Practice what you Preach: Reclaiming religious language for the Left

by Sam Bright

In our increasingly secular world, it is somewhat unfashionable to quote the Bible. In a coup for Marx, otherwise largely vanquished by capitalist thought, his assertion that ‘religion is the opium of the masses’ has been accepted as mainstream liberal thought. A crutch, a tool for fools, some politicians simply ‘don’t do it’ (Tony Blair, via Alastair Campbell). A caricature of religion is called upon to justify Islamic terrorism, Zionist expansionism, and the suppression of homosexuality by the ‘religious right’ in a manner that would seem to justify Marx’s revulsion.

Religion, however, still has much to teach us, and its powerful language should be reclaimed by the progressive political left. As David Cameron recently declared in his speech on the King James Bible: ‘the Bible provides a defining influence on the formation of the first welfare state’. 

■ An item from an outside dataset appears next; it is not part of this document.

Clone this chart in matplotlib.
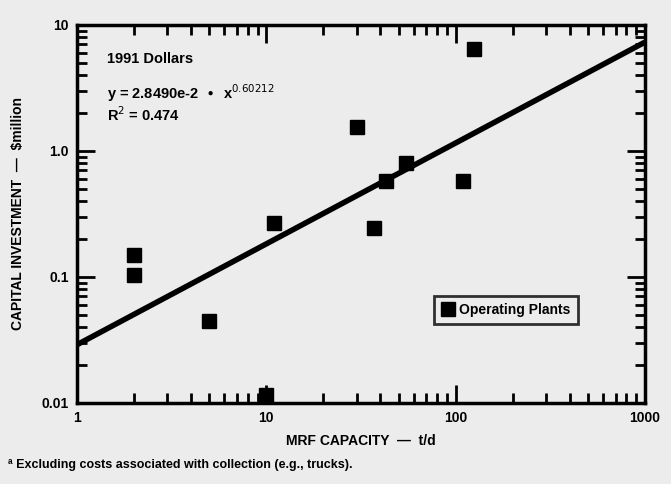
import matplotlib.pyplot as plt
from matplotlib.ticker import LogLocator, NullFormatter, FixedLocator, FixedFormatter

plt.rcParams['font.family'] = ['Liberation Sans', 'DejaVu Sans']

# operating plants: capacity (t/d) vs capital investment ($million)
capacity = [2, 2, 5, 10, 11, 30, 37, 43, 55, 110, 125]
investment = [0.15, 0.104, 0.045, 0.0115, 0.27, 1.55, 0.245, 0.58, 0.81, 0.58, 6.5]

# regression line as drawn
fit_x = [1, 1000]
fit_y = [0.029, 7.3]

x_ticks = [1, 10, 100, 1000]
x_labels = ["1", "10", "100", "1000"]
y_ticks = [0.01, 0.1, 1.0, 10]
y_labels = ["0.01", "0.1", "1.0", "10"]

bg = "#ececec"
fig = plt.figure(figsize=(6.71, 4.84), dpi=100, facecolor=bg)
ax = fig.add_axes([0.1148, 0.1674, 0.8462, 0.7810], facecolor=bg)

ax.set_xscale("log")
ax.set_yscale("log")
ax.set_xlim(1, 1000)
ax.set_ylim(0.01, 10)

ax.plot(fit_x, fit_y, color="black", lw=4, solid_capstyle="butt", zorder=2)
ax.plot(capacity, investment, "s", color="black", markersize=9.5, ls="none",
        label="Operating Plants", zorder=3)

ax.xaxis.set_major_locator(FixedLocator(x_ticks))
ax.xaxis.set_major_formatter(FixedFormatter(x_labels))
ax.yaxis.set_major_locator(FixedLocator(y_ticks))
ax.yaxis.set_major_formatter(FixedFormatter(y_labels))
ax.xaxis.set_minor_locator(LogLocator(base=10, subs=range(2, 10)))
ax.yaxis.set_minor_locator(LogLocator(base=10, subs=range(2, 10)))
ax.xaxis.set_minor_formatter(NullFormatter())
ax.yaxis.set_minor_formatter(NullFormatter())

ax.tick_params(which="both", direction="in", top=True, right=True, width=2, color="black")
ax.tick_params(which="major", length=13, labelsize=10, pad=6)
ax.tick_params(which="minor", length=7)
for lab in ax.get_xticklabels() + ax.get_yticklabels():
    lab.set_fontweight("bold")
for s in ax.spines.values():
    s.set_linewidth(2.5)

ax.text(0.053, 0.9, "1991 Dollars", transform=ax.transAxes, fontsize=10.5, fontweight="bold")
ax.text(0.053, 0.805, r"y = 2.8490e-2  $\bullet$  x$^{0.60212}$", transform=ax.transAxes,
        fontsize=10.5, fontweight="bold")
ax.text(0.053, 0.745, r"R$^2$ = 0.474", transform=ax.transAxes, fontsize=10.5, fontweight="bold")

leg = ax.legend(loc="upper left", bbox_to_anchor=(0.617, 0.302), frameon=True, fancybox=False,
                edgecolor="black", facecolor=bg, fontsize=10, handletextpad=0.3,
                borderpad=0.5, handlelength=1.0, markerscale=1.0)
leg.get_frame().set_linewidth(2)
for t in leg.get_texts():
    t.set_fontweight("bold")

ax.set_xlabel("MRF CAPACITY  \u2014  t/d", fontsize=10, fontweight="bold", labelpad=6)
ax.set_ylabel("CAPITAL INVESTMENT  \u2014  $million", fontsize=10, fontweight="bold", labelpad=12)

fig.text(0.012, 0.033, "\u00aa Excluding costs associated with collection (e.g., trucks).",
         fontsize=9, fontweight="bold")

fig.savefig("out.png", dpi=100, facecolor=bg)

Mr Cameron went on to list a number of charities whose work has been inspired by Biblical ideals, whilst paying little further attention to how those ideals should inspire his own government. Yet in the words of Archbishop John Sentamu, ‘we should not be relying only on charity alone to solve the problems society faces, we should be campaigning for justice in the structures that preserve and perpetuate unfairness’. As he goes on to say,

We have created a situation where many people live in relative poverty, while others have far more than they can ever hope to spend. In fact, the divide between the wages of the rich and the poor is growing in nearly all of the world’s leading economies

I would pull two thoughts out of those comments.

Firstly, the moral heritage we have been endowed by our society’s Christian background demands that our politicians seek justice throughout society. As Christ is reported to have said: ‘Love thy neighbour as thyself’. A great guide to both personal behaviour and political philosophy which, though capable of numerous nuanced interpretations, may be unpacked in the following manner. How should I treat this homeless guy selling the Big Issue? Place myself in his shoes, and ask how I would expect to be treated. How should our welfare system treat the long term unemployed? Place myself in their shoes, and ask how I would expect to be treated. In either case, would I expect to receive something for nothing? So long as I had something to give, probably not. But in both cases I would expect to be treated fairly and justly, not penalised where I have done little wrong, and given the helping hand I need to give myself the same opportunities enjoyed by others. This is something that, as the Archbishop suggests, should not only be reflected in our personal charitable deeds but also in the structure of society.

Secondly, we should ask exactly who are those neighbours whom we love? Capitalism has seen the rise of the phenomenon of globalisation; yet too often this has been a globalisation of exploitation and not of compassion. First European empires and then multinational corporations have gone overseas not to spread their wisdom and share in the proceeds of development, but to make use of foreign resources available at a fraction of the cost at which they can be obtained locally. Aid has been tainted by conditionality, tying beneficiaries into purchasing, for example, British arms, which have gone on to fuel regional conflicts. This is wrong. No man is an island and, despite our instincts as a country, nor is any nation. We are part of an international community in which our neighbour need not reside in the same street, city or State as ourselves. Our neighbours are all of those with whom we and our society interacts: and in a globalised community, in which we reap the benefits of trade with people across the developed and developing worlds, we have a responsibility to consider the developmental needs of those with whom we deal. In particular, as the Archbishop suggests, we should help tackle the growing gulf between rich and poor in all economies. This may mean taking measures to tackle the pervasive corruption found in China and Russia. It also means ensuring that we provide the necessary disaster relief to ensure that the poorest do not suffer disproportionately in response to climactic, geological, or man-made catastrophes (as recentlyhighlighted by Andrew Mitchell MP, the UK Secretary for International Development),

Religious language has, for too long, been the preserve of the right. In his semi-retirement, Tony Blair has established a ‘Faith Foundation’ to demonstrate “The values of respect, justice and compassion that our great religions share has never been more relevant or important to bring people together to build a better world”. This is laudable, but is too late. The progressive political left needs to shake off the ghost of Marx and reclaim the emotive power of religious language, to further the cause of equality and justice. Some of the most powerful arguments for respecting socio-economic rights may be found in our religious texts, and we should not shrink from them.